Creating the vilest places on Earth : public resource, crime and the social geography of Buenos Aires, 1880-1920
MetadataShow full item record
This Master’s Report explores how the social geography of Buenos Aires transformed between 1887 and 1910 and how these changes affected the city’s development. It argues that despite the state’s purported willingness to provide security and sanitation services to its citizenry, changing settlement patterns and expanding democratic participation led to the unequal distribution of public resources and the decay of neighborhoods in the south and west of the city. It argues that as public works removed inexpensive housing in the city’s downtown and transportation networks linked the city’s peripheries closer to the nucleus, members of the middle class and elites increasingly congregated in center and north of the city.
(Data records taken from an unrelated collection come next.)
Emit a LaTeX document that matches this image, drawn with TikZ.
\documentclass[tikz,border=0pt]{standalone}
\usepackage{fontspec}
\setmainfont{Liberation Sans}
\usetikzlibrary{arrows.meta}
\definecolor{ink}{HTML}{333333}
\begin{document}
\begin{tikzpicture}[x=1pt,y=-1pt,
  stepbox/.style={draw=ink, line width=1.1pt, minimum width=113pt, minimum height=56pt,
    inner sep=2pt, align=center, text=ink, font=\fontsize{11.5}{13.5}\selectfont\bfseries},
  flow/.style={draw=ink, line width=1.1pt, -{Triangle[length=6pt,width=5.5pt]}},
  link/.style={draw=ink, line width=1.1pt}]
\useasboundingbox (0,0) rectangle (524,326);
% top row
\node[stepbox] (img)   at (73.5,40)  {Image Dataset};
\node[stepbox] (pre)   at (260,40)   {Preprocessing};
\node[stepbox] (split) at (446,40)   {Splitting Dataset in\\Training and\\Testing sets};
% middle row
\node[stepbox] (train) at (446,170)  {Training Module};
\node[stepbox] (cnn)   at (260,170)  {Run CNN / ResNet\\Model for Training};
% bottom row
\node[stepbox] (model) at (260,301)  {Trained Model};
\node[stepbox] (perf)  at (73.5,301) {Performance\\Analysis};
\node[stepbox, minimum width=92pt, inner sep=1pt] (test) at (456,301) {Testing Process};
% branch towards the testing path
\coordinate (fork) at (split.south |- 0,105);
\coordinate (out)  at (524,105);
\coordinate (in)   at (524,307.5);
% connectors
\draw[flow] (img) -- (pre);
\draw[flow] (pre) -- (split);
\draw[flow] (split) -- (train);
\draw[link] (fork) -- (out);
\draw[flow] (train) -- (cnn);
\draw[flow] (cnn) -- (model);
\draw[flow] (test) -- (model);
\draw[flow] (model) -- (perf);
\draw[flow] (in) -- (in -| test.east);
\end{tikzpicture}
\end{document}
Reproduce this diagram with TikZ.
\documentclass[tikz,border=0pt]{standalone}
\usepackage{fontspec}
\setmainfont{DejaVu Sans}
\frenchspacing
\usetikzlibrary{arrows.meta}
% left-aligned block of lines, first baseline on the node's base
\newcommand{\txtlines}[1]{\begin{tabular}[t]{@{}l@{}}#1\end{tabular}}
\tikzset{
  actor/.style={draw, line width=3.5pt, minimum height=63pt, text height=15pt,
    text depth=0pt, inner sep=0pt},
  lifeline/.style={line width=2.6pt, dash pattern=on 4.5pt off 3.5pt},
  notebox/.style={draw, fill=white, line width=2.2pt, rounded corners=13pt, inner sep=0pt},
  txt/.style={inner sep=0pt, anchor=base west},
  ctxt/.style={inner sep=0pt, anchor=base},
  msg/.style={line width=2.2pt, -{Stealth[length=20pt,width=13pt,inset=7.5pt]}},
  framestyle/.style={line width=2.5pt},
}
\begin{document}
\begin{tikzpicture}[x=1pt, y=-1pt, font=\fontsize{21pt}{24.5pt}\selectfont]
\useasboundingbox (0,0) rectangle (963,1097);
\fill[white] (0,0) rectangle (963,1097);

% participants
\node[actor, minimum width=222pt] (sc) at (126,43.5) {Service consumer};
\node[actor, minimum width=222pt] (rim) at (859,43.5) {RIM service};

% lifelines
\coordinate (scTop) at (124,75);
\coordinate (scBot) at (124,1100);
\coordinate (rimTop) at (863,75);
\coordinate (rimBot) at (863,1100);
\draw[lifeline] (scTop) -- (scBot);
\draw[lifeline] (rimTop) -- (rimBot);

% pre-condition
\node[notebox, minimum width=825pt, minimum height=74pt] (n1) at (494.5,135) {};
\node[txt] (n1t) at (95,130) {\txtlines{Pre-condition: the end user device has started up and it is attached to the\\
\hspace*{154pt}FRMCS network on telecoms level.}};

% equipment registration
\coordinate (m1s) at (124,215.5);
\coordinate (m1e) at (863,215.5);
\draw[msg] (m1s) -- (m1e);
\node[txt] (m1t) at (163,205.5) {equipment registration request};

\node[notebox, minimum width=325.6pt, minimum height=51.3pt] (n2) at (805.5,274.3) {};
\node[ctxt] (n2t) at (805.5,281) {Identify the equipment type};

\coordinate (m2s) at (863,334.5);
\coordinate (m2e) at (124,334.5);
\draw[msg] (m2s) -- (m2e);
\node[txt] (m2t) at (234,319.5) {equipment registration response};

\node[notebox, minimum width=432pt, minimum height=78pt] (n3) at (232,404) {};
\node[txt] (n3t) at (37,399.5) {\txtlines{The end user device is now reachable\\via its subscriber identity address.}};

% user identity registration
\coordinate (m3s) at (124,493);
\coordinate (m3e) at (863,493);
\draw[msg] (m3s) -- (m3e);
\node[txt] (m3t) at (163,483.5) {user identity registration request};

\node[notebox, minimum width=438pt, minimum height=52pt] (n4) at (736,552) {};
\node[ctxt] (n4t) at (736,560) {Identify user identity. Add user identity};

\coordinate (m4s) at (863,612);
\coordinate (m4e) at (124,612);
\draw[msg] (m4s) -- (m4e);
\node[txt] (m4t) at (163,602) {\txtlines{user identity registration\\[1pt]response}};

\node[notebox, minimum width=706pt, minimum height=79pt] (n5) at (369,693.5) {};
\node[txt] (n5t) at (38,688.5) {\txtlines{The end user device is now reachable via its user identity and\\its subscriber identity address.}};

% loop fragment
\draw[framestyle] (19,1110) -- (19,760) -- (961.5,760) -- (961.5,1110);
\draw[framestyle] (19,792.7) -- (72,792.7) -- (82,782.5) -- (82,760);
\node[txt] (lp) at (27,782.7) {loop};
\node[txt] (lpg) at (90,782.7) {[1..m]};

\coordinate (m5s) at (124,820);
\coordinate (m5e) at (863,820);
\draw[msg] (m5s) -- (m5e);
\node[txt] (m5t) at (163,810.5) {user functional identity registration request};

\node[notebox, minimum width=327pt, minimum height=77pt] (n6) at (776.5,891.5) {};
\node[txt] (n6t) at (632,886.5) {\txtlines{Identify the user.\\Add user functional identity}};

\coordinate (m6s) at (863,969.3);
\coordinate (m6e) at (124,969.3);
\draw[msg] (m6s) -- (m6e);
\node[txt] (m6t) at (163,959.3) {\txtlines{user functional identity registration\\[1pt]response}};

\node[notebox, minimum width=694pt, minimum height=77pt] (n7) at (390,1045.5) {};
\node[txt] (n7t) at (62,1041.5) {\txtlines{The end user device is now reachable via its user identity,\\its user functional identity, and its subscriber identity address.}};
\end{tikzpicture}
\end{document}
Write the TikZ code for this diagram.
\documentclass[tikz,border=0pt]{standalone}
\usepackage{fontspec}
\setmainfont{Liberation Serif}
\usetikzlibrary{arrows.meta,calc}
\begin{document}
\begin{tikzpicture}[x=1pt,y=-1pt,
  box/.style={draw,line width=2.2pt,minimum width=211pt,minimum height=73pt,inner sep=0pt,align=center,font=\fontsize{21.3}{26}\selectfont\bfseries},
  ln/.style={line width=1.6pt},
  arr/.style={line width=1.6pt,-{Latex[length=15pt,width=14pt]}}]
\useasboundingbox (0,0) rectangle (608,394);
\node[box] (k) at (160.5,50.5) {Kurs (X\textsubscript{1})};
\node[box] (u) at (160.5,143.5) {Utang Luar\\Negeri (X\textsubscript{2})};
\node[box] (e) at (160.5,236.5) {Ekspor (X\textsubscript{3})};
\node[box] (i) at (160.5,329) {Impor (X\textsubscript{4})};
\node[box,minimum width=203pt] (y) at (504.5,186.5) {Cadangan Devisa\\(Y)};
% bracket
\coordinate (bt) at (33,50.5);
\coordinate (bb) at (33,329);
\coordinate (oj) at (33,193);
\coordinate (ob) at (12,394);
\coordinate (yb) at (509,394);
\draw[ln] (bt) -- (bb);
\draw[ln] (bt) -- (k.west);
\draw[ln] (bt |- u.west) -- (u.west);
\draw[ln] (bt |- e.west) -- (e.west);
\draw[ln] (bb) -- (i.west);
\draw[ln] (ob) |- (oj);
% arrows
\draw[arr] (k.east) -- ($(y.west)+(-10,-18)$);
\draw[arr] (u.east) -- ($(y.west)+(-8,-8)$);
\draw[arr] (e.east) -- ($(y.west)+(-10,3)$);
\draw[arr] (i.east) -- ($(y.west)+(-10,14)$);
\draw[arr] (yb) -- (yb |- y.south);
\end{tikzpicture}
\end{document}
Buenos Aires’ neighborhoods became segregated increasingly along class lines and patronage networks broke down. Members of the working class, now concentrated in their own neighborhoods, were unable gain the same resources. Inequality in the allocation of government benefits created clear physical and cultural barriers between rich and poor segments of the city. Unequal access to security forces played an especially important role in stigmatizing poor regions. While the police department vigilantly protected safety, private property and order in some parts of the city, they did not provide enough officers to complete the same tasks in others. Crime went unchecked in poorer regions. The municipal government published statistics and commentary on crime in the southern and western districts of the capital. This imagery cast the area’s residents as threats to public safety and sanitation that the state should control and maintain segregated rather than aid. By casting them as a threatening “other,” city officials denied inhabitants of poor neighborhoods’ future claims to public resources.